____ RECORD SET

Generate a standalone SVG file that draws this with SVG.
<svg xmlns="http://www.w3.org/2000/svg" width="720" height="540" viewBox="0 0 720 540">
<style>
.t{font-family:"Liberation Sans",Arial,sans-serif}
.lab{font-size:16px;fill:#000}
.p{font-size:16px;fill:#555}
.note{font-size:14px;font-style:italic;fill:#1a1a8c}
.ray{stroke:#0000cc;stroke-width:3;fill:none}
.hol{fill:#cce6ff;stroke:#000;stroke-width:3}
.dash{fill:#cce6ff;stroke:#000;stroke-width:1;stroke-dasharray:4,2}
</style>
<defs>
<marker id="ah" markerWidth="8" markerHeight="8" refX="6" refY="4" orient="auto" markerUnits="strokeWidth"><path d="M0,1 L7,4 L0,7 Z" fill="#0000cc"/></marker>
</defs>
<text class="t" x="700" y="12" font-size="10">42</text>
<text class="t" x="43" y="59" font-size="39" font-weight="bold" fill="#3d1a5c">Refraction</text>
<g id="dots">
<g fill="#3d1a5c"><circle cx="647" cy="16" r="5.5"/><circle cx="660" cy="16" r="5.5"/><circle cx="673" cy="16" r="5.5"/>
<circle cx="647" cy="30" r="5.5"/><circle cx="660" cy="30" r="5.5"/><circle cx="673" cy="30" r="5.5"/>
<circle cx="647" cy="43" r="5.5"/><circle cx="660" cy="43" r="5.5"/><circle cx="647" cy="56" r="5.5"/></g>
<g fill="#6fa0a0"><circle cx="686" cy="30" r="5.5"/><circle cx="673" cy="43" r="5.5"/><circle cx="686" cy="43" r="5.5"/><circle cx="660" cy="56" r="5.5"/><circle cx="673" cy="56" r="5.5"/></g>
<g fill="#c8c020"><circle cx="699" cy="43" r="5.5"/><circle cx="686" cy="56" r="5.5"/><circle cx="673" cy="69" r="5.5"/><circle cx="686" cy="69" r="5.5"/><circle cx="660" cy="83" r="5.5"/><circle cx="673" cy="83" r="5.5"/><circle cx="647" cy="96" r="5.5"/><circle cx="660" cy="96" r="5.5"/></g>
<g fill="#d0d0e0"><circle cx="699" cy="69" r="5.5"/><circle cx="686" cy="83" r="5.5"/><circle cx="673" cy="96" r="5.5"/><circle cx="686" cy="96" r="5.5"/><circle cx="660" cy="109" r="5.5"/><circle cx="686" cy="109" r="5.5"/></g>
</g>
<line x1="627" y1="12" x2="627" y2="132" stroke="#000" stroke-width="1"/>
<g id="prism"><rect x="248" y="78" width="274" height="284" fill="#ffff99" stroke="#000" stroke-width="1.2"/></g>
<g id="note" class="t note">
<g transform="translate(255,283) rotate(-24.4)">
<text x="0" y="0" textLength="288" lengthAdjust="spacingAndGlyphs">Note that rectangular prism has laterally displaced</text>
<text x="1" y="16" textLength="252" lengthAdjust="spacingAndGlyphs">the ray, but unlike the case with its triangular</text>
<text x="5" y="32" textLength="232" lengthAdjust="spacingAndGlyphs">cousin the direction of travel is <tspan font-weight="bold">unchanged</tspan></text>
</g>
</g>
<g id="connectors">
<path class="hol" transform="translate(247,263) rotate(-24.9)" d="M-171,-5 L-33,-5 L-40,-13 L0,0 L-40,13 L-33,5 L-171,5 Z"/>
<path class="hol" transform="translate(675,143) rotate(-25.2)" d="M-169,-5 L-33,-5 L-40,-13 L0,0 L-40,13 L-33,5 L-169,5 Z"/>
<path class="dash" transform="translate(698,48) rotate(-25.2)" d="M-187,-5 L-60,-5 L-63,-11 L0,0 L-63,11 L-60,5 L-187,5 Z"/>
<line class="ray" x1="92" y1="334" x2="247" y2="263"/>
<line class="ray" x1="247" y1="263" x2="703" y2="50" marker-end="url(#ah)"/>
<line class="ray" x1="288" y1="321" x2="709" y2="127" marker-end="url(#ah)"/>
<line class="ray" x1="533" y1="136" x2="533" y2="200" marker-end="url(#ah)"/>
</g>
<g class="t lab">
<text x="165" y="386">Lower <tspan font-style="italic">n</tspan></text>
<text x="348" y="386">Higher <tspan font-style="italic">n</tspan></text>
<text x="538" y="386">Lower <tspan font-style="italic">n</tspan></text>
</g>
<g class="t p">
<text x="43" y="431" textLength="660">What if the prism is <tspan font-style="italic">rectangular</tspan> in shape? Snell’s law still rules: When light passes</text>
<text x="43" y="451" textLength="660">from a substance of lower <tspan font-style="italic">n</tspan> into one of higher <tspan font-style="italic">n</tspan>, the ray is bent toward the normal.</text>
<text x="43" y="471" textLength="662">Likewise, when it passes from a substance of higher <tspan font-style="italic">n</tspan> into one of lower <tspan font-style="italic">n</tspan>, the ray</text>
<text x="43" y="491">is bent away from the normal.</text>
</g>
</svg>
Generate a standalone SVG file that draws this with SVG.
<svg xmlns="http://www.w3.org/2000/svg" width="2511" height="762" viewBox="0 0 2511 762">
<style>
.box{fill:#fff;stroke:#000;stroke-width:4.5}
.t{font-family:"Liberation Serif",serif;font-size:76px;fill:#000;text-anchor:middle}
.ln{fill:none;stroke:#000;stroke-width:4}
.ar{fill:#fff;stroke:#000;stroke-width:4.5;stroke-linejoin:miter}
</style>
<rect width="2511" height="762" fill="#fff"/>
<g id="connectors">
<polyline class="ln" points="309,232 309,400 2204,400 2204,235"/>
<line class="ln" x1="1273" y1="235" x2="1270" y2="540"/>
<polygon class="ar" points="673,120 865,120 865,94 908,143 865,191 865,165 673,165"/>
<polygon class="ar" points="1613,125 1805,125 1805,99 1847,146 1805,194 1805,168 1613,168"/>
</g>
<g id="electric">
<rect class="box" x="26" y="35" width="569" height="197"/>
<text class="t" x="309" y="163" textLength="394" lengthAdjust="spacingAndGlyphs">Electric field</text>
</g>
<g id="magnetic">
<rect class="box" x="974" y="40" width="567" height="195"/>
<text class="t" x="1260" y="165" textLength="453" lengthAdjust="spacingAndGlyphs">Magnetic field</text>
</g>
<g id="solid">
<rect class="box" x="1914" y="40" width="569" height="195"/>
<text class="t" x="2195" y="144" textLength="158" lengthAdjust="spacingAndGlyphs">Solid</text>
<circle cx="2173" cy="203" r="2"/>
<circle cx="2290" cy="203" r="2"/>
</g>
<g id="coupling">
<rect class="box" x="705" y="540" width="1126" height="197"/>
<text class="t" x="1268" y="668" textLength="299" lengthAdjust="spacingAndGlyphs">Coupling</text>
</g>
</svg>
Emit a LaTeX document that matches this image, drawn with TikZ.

________

__WHAT IS NEEDED__.
Of all the lines in the data above, state how many include "with". Say only the number.

__WORKED ANSWER__.
4